Le Québec et la Saskatchewan ont pris des mesures importantes pour améliorer le caractère concurrentiel du Canada en ce qui a trait à l’innovation. Nous espérons que les autres provinces et le gouvernement fédéral mettront également en œuvre un programme de « case de brevet ».
1 Ce programme est offert seulement aux sociétés comptant moins de 250 employés.
2 Cette demande doit être déposée auprès du ministère de l’Économie, de la Science et de l’Innovation et doit inclure une copie du contrat de service conclu avec un professionnel, un cabinet ou une association exerçant des activités dans le secteur de la PI.

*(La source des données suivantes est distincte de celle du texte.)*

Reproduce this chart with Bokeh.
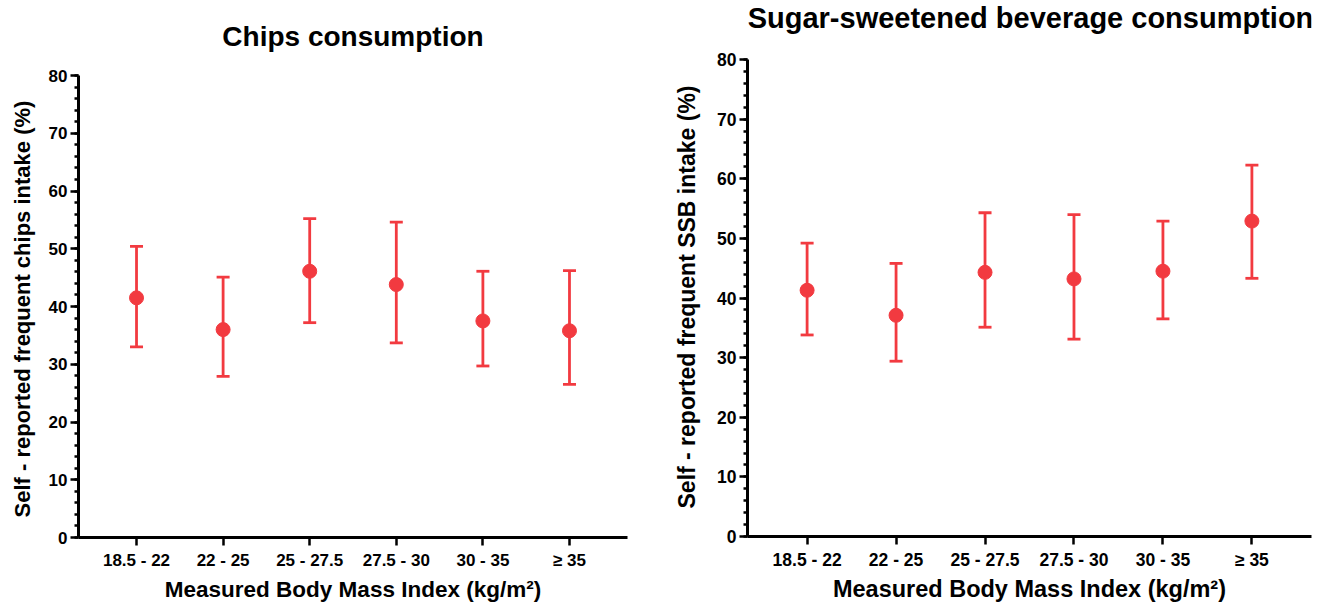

3 Une société dont au moins 50 % des activités sont exercées dans les secteurs de la fabrication et de la transformation au Québec (calculé en fonction des coûts de la main-d’œuvre liés à ces activités proportionnellement au montant global du coût de la main-d’œuvre).
4 Le Québec offre un crédit d’impôt remboursable correspondant à 14 % des dépenses en RS&DE (crédit d’impôt relativement aux salaires, la moitié de la contrepartie versée à un sous-traitant, 80 % de la R&D universitaire, cotisations versées à un consortium de recherche et dépenses dans le cadre de la recherche précompétitive en partenariat privé). Le crédit s’applique aux dépenses excédant 50 000 $ (225 000 $ pour les sociétés dont l’actif excède 75 millions de dollars). Le taux du crédit d’impôt remboursable est de 30 % pour la première tranche de 3 millions de dollars des dépenses admissibles engagées par une société privée sous contrôle canadien dont l’actif, combiné à celui de tous les autres membres de son groupe, est inférieur à 50 millions de dollars.